The resistive random access memory (RRAM) devices with heterostuctures have been investigated due to cycling stability, nonlinear switching, complementary resistive switching and self-compliance. The heterostructured devices can modulate the resistive switching (RS) behavior appropriately by bilayer structure with a variety of materials. In this study, the bipolar resistive switching characteristics of the bilayer structures composed of Ta2 O5 and Ag2 Se, which are transition-metal oxide (TMO) and silver chalcogenide, were investigated. The bilayer devices of Ta2 O5 deposited on Ag2 Se (Ta2 O5 /Ag2 Se) and Ag2 Se deposited on Ta2 O5 (Ag2 Se/Ta2 O5 ) were fabricated for investigation of the RS characteristics by stacking sequence of Ta2 O5 and Ag2 Se.
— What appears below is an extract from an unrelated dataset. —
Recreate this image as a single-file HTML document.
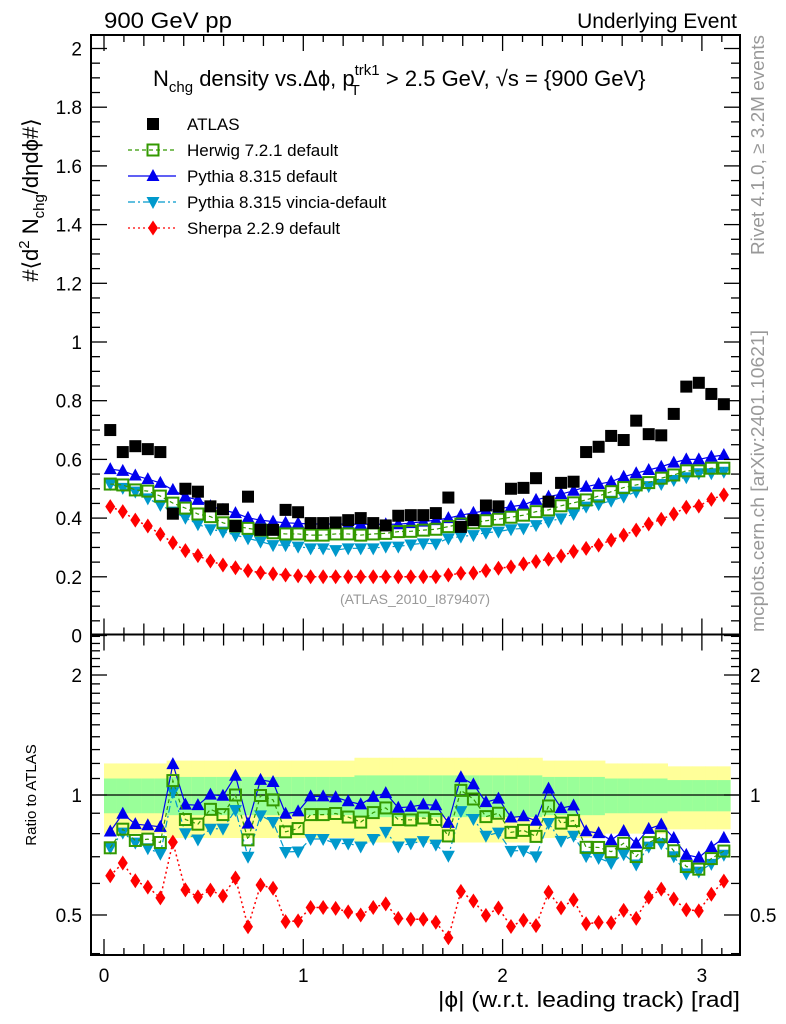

All operating voltages were applied to the Ag top electrode with the Pt bottom electrode grounded. The Ta2 O5 /Ag2 Se device showed that a negative voltage sweep switched the device from high resistance state (HRS) to low resistance state (LRS) and a positive voltage sweep switched the device from LRS to HRS. On the contrary, for the Ag2 Se/Ta2 O5 device a positive voltage sweep switched the device from HRS to LRS, and a negative voltage sweep switched it from LRS to HRS. The polarity dependence of RS was attributed to the stacking sequence of Ta2 O5 and Ag2 Se. In addition, the combined heterostructured device of both bilayer stacks, Ta2 O5 /Ag2 Se and Ag2 Se/Ta2 O5 , exhibited the complementary switching characteristics. By using threshold switching devices, sneak path leakage can be reduced without additional selectors. The bilayer heterostructures of Ta2 O5 and Ag2 Se have various advantages such as self-compliance, reproducibility and forming-free stable RS. It confirms the possible applications of TMO and silver chalcogenide heterostructures in RRAM.